Court: Army Court of Criminal Appeals Number: ARMY 20070700 Visitors: 24
Filed: Mar. 14, 2008
Latest Update: Mar. 02, 2020
Summary: § 866, we agree with appellant that the military judge, abused her discretion in accepting his plea of guilty to Specification 3 of, Charge I, failure to go to a 0615 accountability formation, when appellant, indicated during the providence inquiry he was not aware of the 0615 time, of the morning formation.
                UNITED STATES ARMY COURT OF CRIMINAL APPEALS

                                   Before
                        HOLDEN, HOFFMAN, and SULLIVAN
                          Appellate Military Judges

                           UNITED STATES, Appellee
                                     v.
                         Private E2 JOHNNY E. ROMAN
                        United States Army, Appellant

                                ARMY 20070700

                         Headquarters, Fort Stewart
                       Donna M. Wright, Military Judge
             Colonel Margaret A. McDevitt, Staff Judge Advocate


For Appellant:  Colonel Christopher J. O’Brien, JA; Lieutenant Colonel
Steven C. Henricks, JA; Major Teresa L. Raymond, JA; Captain Nathan J.
Bankson, JA (on brief).

For Appellee:  Colonel John W. Miller II, JA; Major Elizabeth G. Marotta,
JA; Captain Larry W. Downend, JA; Captain Nicole L. Fish, JA (on brief).

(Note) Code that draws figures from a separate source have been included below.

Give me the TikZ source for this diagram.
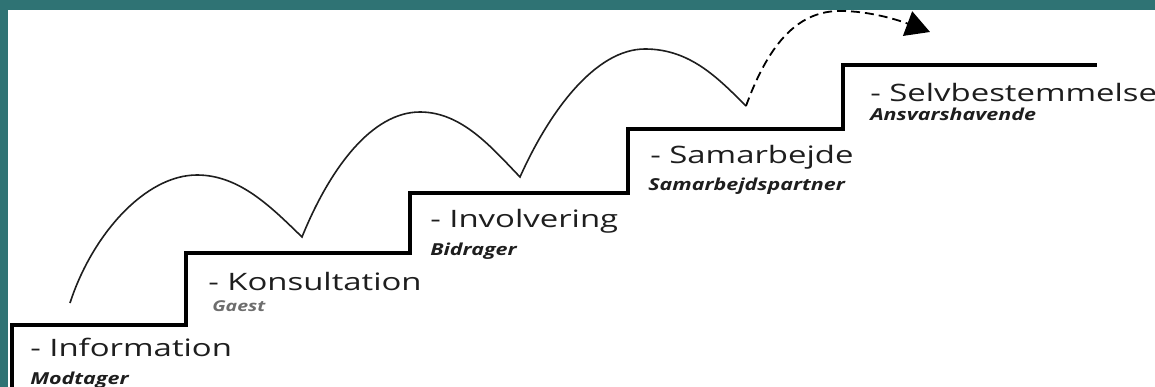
\documentclass[tikz,border=0pt]{standalone}
\usepackage{fontspec}
\setmainfont{Open Sans}
\newfontfamily\labfont{Open Sans}
\newcommand\rolefont{\labfont\bfseries\itshape}
\usetikzlibrary{arrows.meta}
\definecolor{teal1}{HTML}{2F7374}
\definecolor{ink}{HTML}{1E1E1E}
\tikzset{
  stair/.style={line width=4pt, line join=miter, draw=black},
  hop/.style={line width=1.6pt, draw=ink},
  hopdash/.style={line width=1.8pt, draw=black, dash pattern=on 9pt off 5pt},
  steplabel/.style={anchor=base west, inner sep=0pt, xscale=1.37, font=\labfont\fontsize{24}{24}\selectfont, text=ink},
  rolelabel/.style={anchor=base west, inner sep=0pt, xscale=1.3, font=\rolefont\fontsize{16.5}{16.5}\selectfont, text=ink}
}
\begin{document}
\begin{tikzpicture}[x=1pt,y=-1pt]
\useasboundingbox (0,0) rectangle (1155,387);
\fill[teal1] (0,0) rectangle (1155,387);
\fill[white] (8,10) rectangle (1155,387);
% staircase
\coordinate (s0) at (12,387);
\coordinate (s1) at (12,325);
\coordinate (s2) at (186,325);
\coordinate (s3) at (186,253);
\coordinate (s4) at (410,253);
\coordinate (s5) at (410,193);
\coordinate (s6) at (628,193);
\coordinate (s7) at (628,129);
\coordinate (s8) at (843,129);
\coordinate (s9) at (843,65);
\coordinate (s10) at (1097,65);
\draw[stair] (s0) -- (s1) -- (s2) -- (s3) -- (s4) -- (s5) -- (s6) -- (s7) -- (s8) -- (s9) -- (s10);
% hops
\coordinate (a0) at (70,303);
\coordinate (p1) at (197,175);
\coordinate (v1) at (302,237);
\coordinate (p2) at (420,112);
\coordinate (v2) at (520,177);
\coordinate (p3) at (645,49);
\coordinate (v3) at (746,106);
\coordinate (p4) at (840,11);
\coordinate (tip) at (930,32);
\draw[hop] (a0) .. controls (92,235) and (145,175) .. (p1)
  .. controls (240,175) and (272,208) .. (v1)
  .. controls (330,168) and (372,112) .. (p2)
  .. controls (462,112) and (492,148) .. (v2)
  .. controls (550,110) and (596,49) .. (p3)
  .. controls (690,49) and (718,78) .. (v3);
\draw[hopdash, -{Triangle[length=24pt,width=26pt]}] (v3) .. controls (770,40) and (800,11) .. (p4)
  .. controls (870,11) and (898,20) .. (tip);
% labels
\node[steplabel] (l1) at (30,356) {- Information};
\node[rolelabel] (r1) at (30,384) {Modtager};
\node[steplabel] (l2) at (208,290) {- Konsultation};
\node[rolelabel, text=ink!65, font=\rolefont\fontsize{15}{15}\selectfont] (r2) at (212,311) {Gaest};
\node[steplabel] (l3) at (430,228) {- Involvering};
\node[rolelabel] (r3) at (430,255) {Bidrager};
\node[steplabel] (l4) at (650,164) {- Samarbejde};
\node[rolelabel] (r4) at (648,191) {Samarbejdspartner};
\node[steplabel] (l5) at (870,102) {- Selvbestemmelse};
\node[rolelabel] (r5) at (870,121) {Ansvarshavende};
\end{tikzpicture}
\end{document}
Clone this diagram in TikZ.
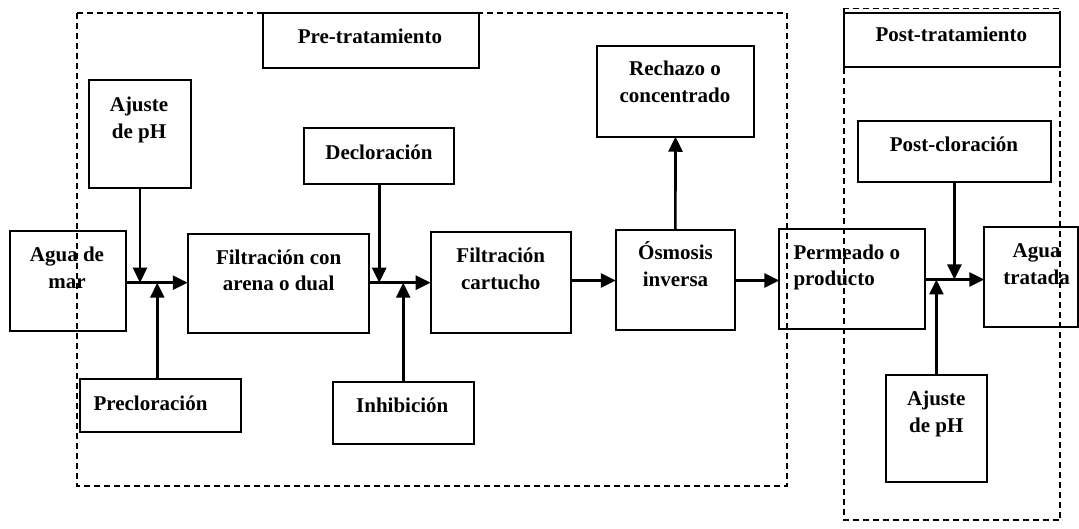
\documentclass[tikz,border=0pt]{standalone}
\usepackage{fontspec}
\setmainfont{Liberation Serif}
\usetikzlibrary{arrows.meta}
\tikzset{
  box/.style={draw, line width=1.8pt, inner sep=0pt, outer sep=0pt},
  grp/.style={draw, line width=1.6pt, dash pattern=on 6pt off 4pt},
  txt/.style={inner sep=0pt, anchor=base, font=\fontsize{21}{26.5}\selectfont\bfseries},
  arr/.style={line width=2.6pt, -{Triangle[length=15pt,width=14pt]}},
  ln/.style={line width=2.6pt}
}
\newcommand{\bx}[5]{\node[box, minimum width=#4pt, minimum height=#5pt] (#1) at (#2,#3) {};}
\newcommand{\tx}[4]{\node[txt] (#1) at (#2,#3) {\begin{tabular}[t]{@{}c@{}}#4\end{tabular}};}
\begin{document}
\begin{tikzpicture}[x=1pt,y=-1pt]
\useasboundingbox (0,0) rectangle (1079,529);
% group frames
\draw[grp] (77,13) rectangle (787,486);
\draw[grp] (844,8.5) rectangle (1060,520);
% boxes
\bx{pretit}{371.3}{40.5}{216}{55.6}
\bx{posttit}{952}{40}{216}{54.6}
\bx{ajl}{140}{133.9}{101.4}{107.7}
\bx{mar}{68}{281}{116}{100}
\bx{fil}{278.4}{283.7}{181.3}{99.3}
\bx{prec}{160.4}{405.8}{160.7}{53}
\bx{decl}{379.2}{156.2}{150.3}{55.7}
\bx{cart}{500.7}{282.8}{140}{101}
\bx{inh}{403.2}{412.9}{141}{62.3}
\bx{rech}{675.5}{91.4}{156.4}{90.7}
\bx{osm}{675.4}{280}{119.3}{100}
\bx{perm}{852.3}{279.2}{146}{99.7}
\bx{postc}{954.4}{151.4}{193.3}{60.7}
\bx{agt}{1031}{277}{93.4}{99.4}
\bx{ajr}{936.4}{428.5}{100.7}{107}
% texts
\tx{tpre}{370}{43.3}{Pre-tratamiento}
\tx{tpost}{951.3}{41.7}{Post-tratamiento}
\tx{tajl}{139}{111.7}{Ajuste\\de pH}
\tx{tmar}{67}{261.7}{Agua de\\mar}
\tx{tfil}{278.7}{264.3}{Filtración con\\arena o dual}
\tx{tprec}{150.5}{410}{Precloración}
\tx{tdecl}{379}{159.3}{Decloración}
\tx{tcart}{500.8}{263}{Filtración\\cartucho}
\tx{tinh}{402.3}{412.3}{Inhibición}
\tx{trech}{675}{76}{Rechazo o\\concentrado}
\tx{tosm}{675.5}{260}{Ósmosis\\inversa}
\node[txt, anchor=base west] (tperm) at (793.3,259.3) {\begin{tabular}[t]{@{}l@{}}Permeado o\\producto\end{tabular}};
\tx{tpostc}{954}{151.7}{Post-cloración}
\tx{tagt}{1036.6}{257.7}{Agua\\tratada}
\tx{tajr}{936.3}{405.7}{Ajuste\\de pH}
% junctions
\coordinate (yl) at (0,282.7);
\coordinate (yr) at (0,279.5);
\coordinate (ym) at (0,280.5);
\coordinate (jp) at (157.3,282.7);
% connectors
\draw[arr] (mar.east |- yl) -- (fil.west |- yl);
\draw[arr] (ajl.south) -- (ajl.south |- yl);
\draw[arr] (jp |- prec.north) -- (jp);
\draw[arr] (fil.east |- yl) -- (cart.west |- yl);
\draw[arr] (decl.south) -- (decl.south |- yl);
\draw[arr] (inh.north) -- (inh.north |- yl);
\draw[arr] (cart.east |- ym) -- (osm.west |- ym);
\draw[arr] (osm.east |- ym) -- (perm.west |- ym);
\draw[arr] (osm.north) -- (rech.south);
\draw[arr] (perm.east |- yr) -- (agt.west |- yr);
\draw[arr] (postc.south) -- (postc.south |- yr);
\draw[arr] (ajr.north) -- (ajr.north |- yr);
\end{tikzpicture}
\end{document}
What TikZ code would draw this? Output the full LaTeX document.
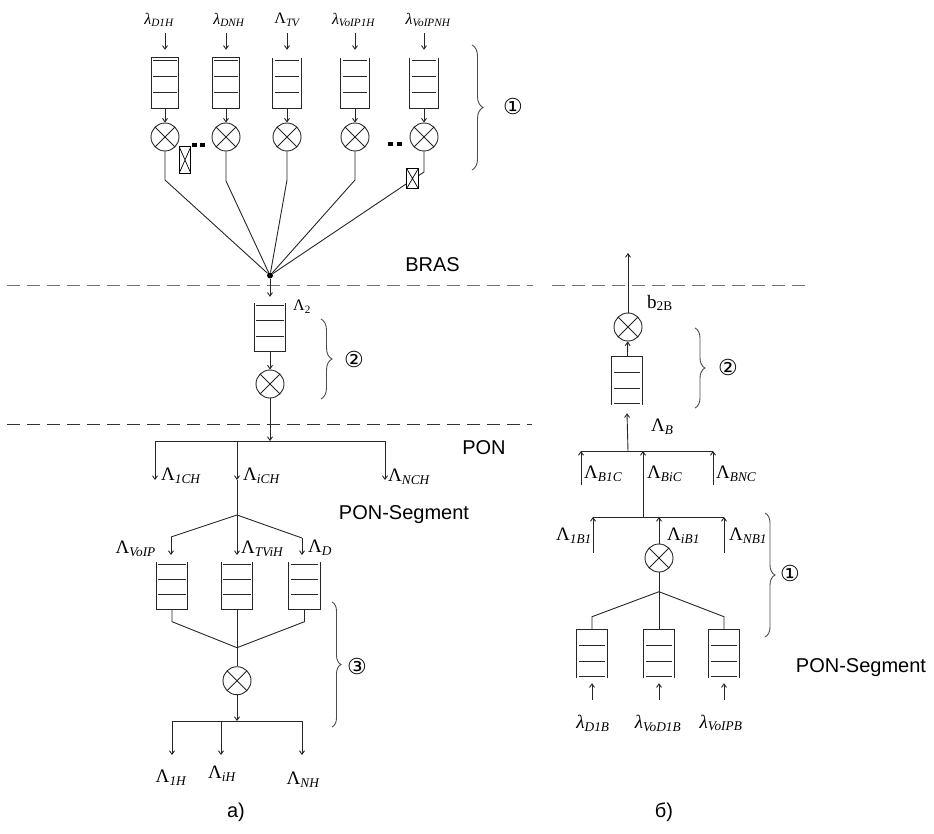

                                14 March 2008

                      --------------------------------
                             SUMMARY DISPOSITION
                      --------------------------------

Per Curiam:

      In our review of the case under Article 66, Uniform Code of Military
Justice, 10 U.S.C. § 866, we agree with appellant that the military judge
abused her discretion in accepting his plea of guilty to Specification 3 of
Charge I, failure to go to a 0615 accountability formation, when appellant
indicated during the providence inquiry he was not aware of the 0615 time
of the morning formation.  See Manual for Courts-Martial, United States
(2005 ed.), Part IV, para. 10.c.(2) (“that the accused actually knew of the
appointed time and place of duty”).  “If an accused ‘sets up matter
inconsistent with the plea’ at any time during the proceeding, the military
judge must either resolve the apparent inconsistency or reject the plea.”
United States v. Phillippe, 
63 M.J. 307
, 309 (C.A.A.F. 2006) (quoting
United States v. Garcia, 
44 M.J. 496
, 498 (C.A.A.F. 1996) (citations
omitted)).  Accordingly, we set aside the finding of guilty to and dismiss
Specification 3 of  Charge I.


      The remaining findings are affirmed.  Reassessing the sentence on the
basis of the error noted, the entire record, and applying the principles of
United States v. Sales, 
22 M.J. 305
(C.M.A. 1986) and United States v.
Moffeit, including Judge


Baker’s concurring opinion, 
63 M.J. 40
, 43 (C.A.A.F. 2006), the court
affirms the sentence as adjudged.


                                  FOR THE COURT:




                                  MALCOLM H. SQUIRES, JR.